I've added a side-by-side view of the OCR output of the first page of this example document: https://commons.wikimedia.org/wiki/File:OCR-test-1.djvu

@kaldari, @Samwilson , for Bengali, there is not much difference in the OCR output from Cloud Vision API or Google Drive API.

@Samwilson: What language is your test in? What resolution was was it OCRed at? The results from that test look pretty similar. It looks like there are a few letters that are wrong in the Vision version and a few that are wrong in the Drive version, but not a significant difference between the two. The punctuation seems to be slightly better in the Vision version, although it incorrectly detected a spot on the page as a comma, which the Drive version didn't.

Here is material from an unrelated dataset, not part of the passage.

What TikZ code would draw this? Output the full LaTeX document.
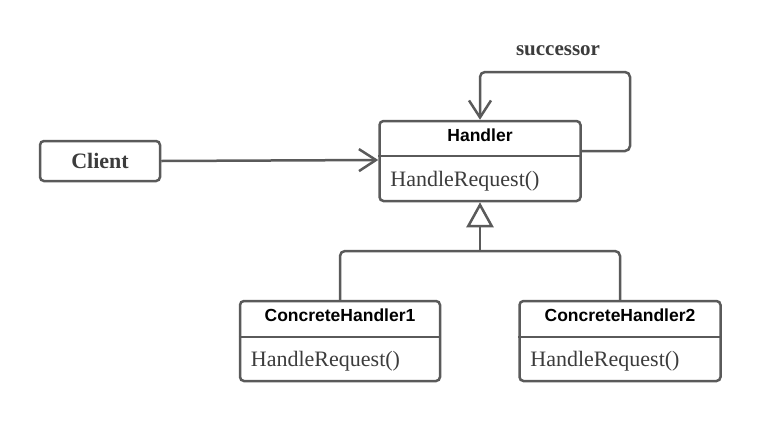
\documentclass[tikz,border=0pt]{standalone}
\usepackage{fontspec}
\setmainfont{Liberation Serif}
\setsansfont{Liberation Sans}
\usetikzlibrary{arrows.meta}
\definecolor{ln}{HTML}{5A5A5A}
\definecolor{mt}{HTML}{3C3C3C}
\tikzset{
  box/.style={draw=ln, line width=2.5pt, rounded corners=4pt, fill=white, inner sep=0pt},
  sep/.style={draw=ln, line width=2.5pt},
  hdr/.style={font=\sffamily\bfseries\fontsize{17.5}{20}\selectfont, text=black, anchor=base, inner sep=0pt},
  mth/.style={font=\fontsize{22}{26}\selectfont, text=mt, anchor=base west, inner sep=0pt},
  conn/.style={draw=ln, line width=2.5pt},
  bar/.style={-{Straight Barb[length=17pt,width=22pt,line width=2.5pt]}},
  inh/.style={-{Triangle[open,length=25pt,width=27pt,line width=2.5pt,fill=white]}}
}
\begin{document}
\begin{tikzpicture}[x=1pt,y=-1pt]
\useasboundingbox (0,0) rectangle (760,421);
% Client
\node[box, minimum width=120pt, minimum height=40pt,
      font=\bfseries\fontsize{22}{26}\selectfont, text=mt] (cl) at (100,161) {Client};
% Handler
\node[box, minimum width=201pt, minimum height=80pt] (h) at (480,161) {};
\draw[sep] ([yshift=-36pt]h.north west) -- ([yshift=-36pt]h.north east);
\node[hdr] (ht) at ([yshift=-22pt]h.north) {Handler};
\node[mth] (hm) at ([xshift=12pt,yshift=16pt]h.south west) {HandleRequest()};
% ConcreteHandler1
\node[box, minimum width=200pt, minimum height=80pt] (c1) at (340,341) {};
\draw[sep] ([yshift=-37pt]c1.north west) -- ([yshift=-37pt]c1.north east);
\node[hdr] (c1t) at ([yshift=-22pt]c1.north) {ConcreteHandler1};
\node[mth] (c1m) at ([xshift=12pt,yshift=16pt]c1.south west) {HandleRequest()};
% ConcreteHandler2
\node[box, minimum width=201pt, minimum height=80pt] (c2) at (620,341) {};
\draw[sep] ([yshift=-37pt]c2.north west) -- ([yshift=-37pt]c2.north east);
\node[hdr] (c2t) at ([yshift=-22pt]c2.north) {ConcreteHandler2};
\node[mth] (c2m) at ([xshift=12pt,yshift=16pt]c2.south west) {HandleRequest()};
% Client -> Handler
\draw[conn, bar] (cl.east) -- ([yshift=1pt]cl.east -| h.west);
% successor loop
\coordinate (s1) at (630,72);
\draw[conn, bar, rounded corners=5pt] ([yshift=10pt]h.east) -| (s1) -| (h.north);
\node[font=\bfseries\fontsize{21}{24}\selectfont, text=mt] (sl) at (558,51) {successor};
% inheritance
\coordinate (j) at (480,251);
\draw[conn, rounded corners=5pt] (c1.north) |- (j) -| (c2.north);
\draw[conn, inh] (j) -- (h.south);
\end{tikzpicture}
\end{document}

Perhaps we should do a test in Tamil, since that is the language that Ravidreams was complaining about.

I think it's safe to close this task as done now. CC @DannyH

@jayantanth, @Bodhisattwa, @Samwilson - An update: Kannada, Telugu, and Panjabi are now properly supported by the Google Vision API. Malayalam, Oriya, and Gujrati are still broken, however.

@jayantanth, @Bodhisattwa, @Samwilson - It looks like Malayalam, Oriya/Odia, and Gujrati have now been fixed as well!